Satisfecho, salió del recinto. Ahora debía ocupar su puesto de vigilancia y pronosticar el siguiente movimiento ofensivo del comandante almohade. Pensó en Guillén de Montcada. Ocupaba ya el primer lugar en su lista de sospechosos y, tal vez, su impúdica esposa fuera su cómplice. Fuera quien fuera el asesino y el motivo del crimen, claramente, deseaba responsabilizar a su Orden. Y Guillén, al parecer, era el único que conocía el pentagrama. Sin embargo, o no estaba tan versado como él creía y había errado la posición exacta del pentagrama, o desconocía que poseía más de un significado según su orientación.

Álvar pensó en los numerosos significados de los elementos que lo componían. Uno de ellos era la situación geográfica. Cada uno de los cuatro elementos representaba un punto cardinal: tierra, Norte; fuego, Sur; agua, Oeste; aire, Este. En los mapas codificados templarios solían usarse estas indicaciones. Además de mensajes cifrados y jeroglíficos, algunos originales de la antigua Mesopotamia también poseían un alfabeto propio derivado del antiguo alfabeto ugarit, con caracteres que sustituían cada una de las letras latinas.

Todo era poco para preservar los añejos y valiosísimos secretos de la Orden. Él mismo había tenido entre sus manos el santo sudario que había cubierto el cuerpo de Cristo y que, sacado de un hermoso arcón en Constantinopla, había sido embarcado rumbo a Italia con el fin de protegerlo de los cátaros: un movimiento religioso de origen gnóstico, cuyas creencias repudiaban todo lo material porque creían que lo físico era producto de Satán y que Cristo era tan solo un concepto divino.

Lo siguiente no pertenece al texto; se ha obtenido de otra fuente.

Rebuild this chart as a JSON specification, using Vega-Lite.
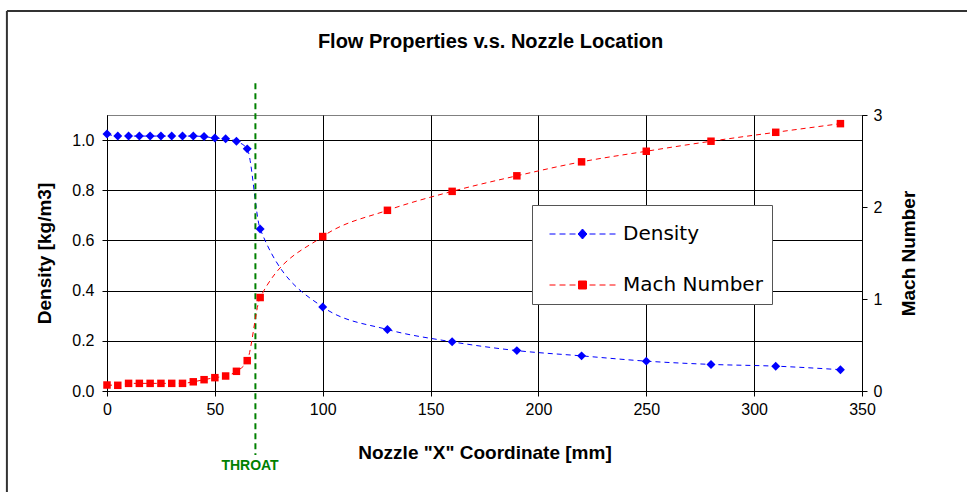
{
  "$schema": "https://vega.github.io/schema/vega-lite/v6.json",
  "width": 755,
  "height": 276,
  "autosize": {"type": "none"},
  "padding": {"left": 107, "top": 115, "right": 105, "bottom": 101},
  "background": "white",
  "title": {
    "text": "Flow Properties v.s. Nozzle Location",
    "font": "Liberation Sans",
    "fontSize": 20,
    "fontWeight": "bold",
    "color": "#000000",
    "anchor": "middle",
    "frame": "group",
    "offset": -58,
    "baseline": "alphabetic",
    "dx": 6
  },
  "config": {
    "view": {"stroke": "#808080", "strokeWidth": 1},
    "axis": {
      "labelFont": "Liberation Sans",
      "labelFontSize": 16,
      "labelColor": "#000000",
      "titleFont": "Liberation Sans",
      "titleFontSize": 19,
      "titleFontWeight": "bold",
      "titleColor": "#000000",
      "domainColor": "#000000",
      "tickColor": "#000000",
      "gridColor": "#000000",
      "gridOpacity": 1,
      "gridWidth": 1,
      "tickSize": 5,
      "labelFlush": false,
      "labelOverlap": false
    }
  },
  "data": {
    "values": [
      {"x": 0, "density": 1.024, "mach": 0.065},
      {"x": 5, "density": 1.016, "mach": 0.062},
      {"x": 10, "density": 1.016, "mach": 0.083},
      {"x": 15, "density": 1.016, "mach": 0.083},
      {"x": 20, "density": 1.016, "mach": 0.083},
      {"x": 25, "density": 1.016, "mach": 0.083},
      {"x": 30, "density": 1.016, "mach": 0.083},
      {"x": 35, "density": 1.016, "mach": 0.083},
      {"x": 40, "density": 1.016, "mach": 0.1},
      {"x": 45, "density": 1.014, "mach": 0.123},
      {"x": 50, "density": 1.008, "mach": 0.145},
      {"x": 55, "density": 1.005, "mach": 0.163},
      {"x": 60, "density": 0.995, "mach": 0.214},
      {"x": 65, "density": 0.965, "mach": 0.33},
      {"x": 71, "density": 0.646, "mach": 1.016},
      {"x": 100, "density": 0.335, "mach": 1.679},
      {"x": 130, "density": 0.245, "mach": 1.964},
      {"x": 160, "density": 0.196, "mach": 2.17},
      {"x": 190, "density": 0.161, "mach": 2.339},
      {"x": 220, "density": 0.14, "mach": 2.491},
      {"x": 250, "density": 0.119, "mach": 2.606},
      {"x": 280, "density": 0.106, "mach": 2.715},
      {"x": 310, "density": 0.099, "mach": 2.812},
      {"x": 340, "density": 0.085, "mach": 2.906}
    ]
  },
  "layer": [
    {
      "layer": [
        {
          "data": {"values": [{}]},
          "mark": {"type": "rule", "color": "#333333", "strokeWidth": 2},
          "encoding": {
            "x": {"datum": -46.4, "type": "quantitative", "title": "Nozzle \"X\" Coordinate [mm]"},
            "x2": {"datum": 420},
            "y": {"datum": 1.514, "type": "quantitative", "title": "Density [kg/m3]"}
          }
        },
        {
          "data": {"values": [{}]},
          "mark": {"type": "rule", "color": "#333333", "strokeWidth": 2},
          "encoding": {
            "x": {"datum": -46.4, "type": "quantitative", "title": "Nozzle \"X\" Coordinate [mm]"},
            "y": {"datum": 1.514, "type": "quantitative", "title": "Density [kg/m3]"},
            "y2": {"datum": -0.7}
          }
        },
        {
          "mark": {"type": "line", "strokeWidth": 1, "strokeDash": [5, 4], "interpolate": "monotone"},
          "encoding": {
            "x": {
              "field": "x", "type": "quantitative",
              "title": "Nozzle \"X\" Coordinate [mm]",
              "scale": {"domain": [0, 350], "nice": false, "zero": false},
              "axis": {
                "values": [0, 50, 100, 150, 200, 250, 300, 350],
                "grid": true,
                "labelPadding": 5,
                "titlePadding": 26
              }
            },
            "y": {
              "field": "density", "type": "quantitative",
              "title": "Density [kg/m3]",
              "scale": {"domain": [0, 1.1], "nice": false},
              "axis": {
                "values": [0, 0.2, 0.4, 0.6, 0.8, 1.0],
                "format": ".1f",
                "grid": true,
                "labelPadding": 8,
                "titlePadding": 17
              }
            },
            "color": {
              "datum": "Density",
              "scale": {"domain": ["Density", "Mach Number"], "range": ["#0000FF", "#FF0000"]},
              "legend": {
                "orient": "none",
                "legendX": 425,
                "legendY": 90,
                "title": null,
                "padding": 8.5,
                "fillColor": "#FFFFFF",
                "strokeColor": "#555555",
                "symbolSize": 1600,
                "symbolOffset": 21.5,
                "labelOffset": 20,
                "rowPadding": 20,
                "labelFont": "DejaVu Sans",
                "labelFontSize": 20,
                "labelColor": "#000000",
                "labelLimit": 400,
                "encode": {
                  "symbols": {
                    "update": {
                      "shape": {"signal": "datum.value === 'Density' ? 'M-1.65,0L-1.35,0M-1.15,0L-0.85,0M-0.65,0L-0.35,0M0.35,0L0.65,0M0.85,0L1.15,0M1.35,0L1.65,0M0,-0.25L0.22,0L0,0.25L-0.22,0Z' : 'M-1.65,0L-1.35,0M-1.15,0L-0.85,0M-0.65,0L-0.35,0M0.35,0L0.65,0M0.85,0L1.15,0M1.35,0L1.65,0M-0.2,-0.2L0.2,-0.2L0.2,0.2L-0.2,0.2Z'"},
                      "fill": {"signal": "datum.value === 'Density' ? '#0000FF' : '#FF0000'"},
                      "stroke": {"signal": "datum.value === 'Density' ? '#0000FF' : '#FF0000'"},
                      "strokeWidth": {"value": 1},
                      "strokeDash": {"value": []},
                      "opacity": {"value": 1},
                      "fillOpacity": {"value": 1}
                    }
                  }
                }
              }
            }
          }
        },
        {
          "mark": {"type": "point", "shape": "diamond", "filled": true, "size": 80, "opacity": 1},
          "encoding": {
            "x": {"field": "x", "type": "quantitative", "title": "Nozzle \"X\" Coordinate [mm]"},
            "y": {"field": "density", "type": "quantitative", "title": "Density [kg/m3]"},
            "color": {"datum": "Density"}
          }
        },
        {
          "data": {"values": [{}]},
          "mark": {"type": "rule", "color": "#008000", "strokeWidth": 2, "strokeDash": [6, 4]},
          "encoding": {
            "x": {"datum": 68.8, "type": "quantitative", "title": "Nozzle \"X\" Coordinate [mm]"},
            "y": {"datum": 1.227, "type": "quantitative", "title": "Density [kg/m3]"},
            "y2": {"datum": -0.255}
          }
        },
        {
          "data": {"values": [{}]},
          "mark": {"type": "text", "text": "THROAT", "color": "#008000", "font": "Liberation Sans", "fontSize": 14, "fontWeight": "bold", "align": "center", "baseline": "middle"},
          "encoding": {
            "x": {"datum": 66.3, "type": "quantitative", "title": "Nozzle \"X\" Coordinate [mm]"},
            "y": {"datum": -0.299, "type": "quantitative", "title": "Density [kg/m3]"}
          }
        }
      ]
    },
    {
      "layer": [
        {
          "mark": {"type": "line", "strokeWidth": 1, "strokeDash": [5, 4], "interpolate": "monotone"},
          "encoding": {
            "x": {"field": "x", "type": "quantitative", "title": "Nozzle \"X\" Coordinate [mm]"},
            "y": {
              "field": "mach", "type": "quantitative",
              "title": "Mach Number",
              "scale": {"domain": [0, 3], "nice": false},
              "axis": {
                "orient": "right",
                "values": [0, 1, 2, 3],
                "format": "d",
                "grid": false,
                "labelPadding": 6,
                "titlePadding": 18,
                "titleAngle": -90,
                "titleBaseline": "top"
              }
            },
            "color": {"datum": "Mach Number"}
          }
        },
        {
          "mark": {"type": "point", "shape": "square", "filled": true, "size": 56, "opacity": 1},
          "encoding": {
            "x": {"field": "x", "type": "quantitative", "title": "Nozzle \"X\" Coordinate [mm]"},
            "y": {"field": "mach", "type": "quantitative", "title": "Mach Number"},
            "color": {"datum": "Mach Number"}
          }
        }
      ]
    }
  ],
  "resolve": {"scale": {"y": "independent"}}
}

Muchos eran los enemigos de su dios, pero su fe, su sapiencia, su tesón y su espada eran armas suficientes que pondría gustoso al servicio de su religión. Tan solo tenía un enemigo enrolado en sus filas: esa lujuria como nunca antes había sentido, intensa, apremiante, arrolladora. Apenas podía mirarla sin imaginarla desnuda y dispuesta. Aquella mirada cerúlea lo desarmaba. Tan solo su cercanía le producía una desazón inquietante y desataba una serie de impulsos que controlaba estoicamente, pero que lo debilitaba al punto de necesitar de toda su fuerza y autocontrol.

Se preguntó cuánto sería capaz de aguantar. Aquella mujer taimada y sensual conseguía transformarlo en alguien que no conocía y le provocaba en los sentidos emociones nuevas que no sabía manejar. Esa indefensión lo desquiciaba. ¿Cómo enfrentarse a algo que no conocía? ¿Era, quizás, una prueba de Dios que lo tentaba para medir su fe? ¿Acaso no había demostrado sobradamente su lealtad? No, se dijo, Dios no tenía nada que ver con ella.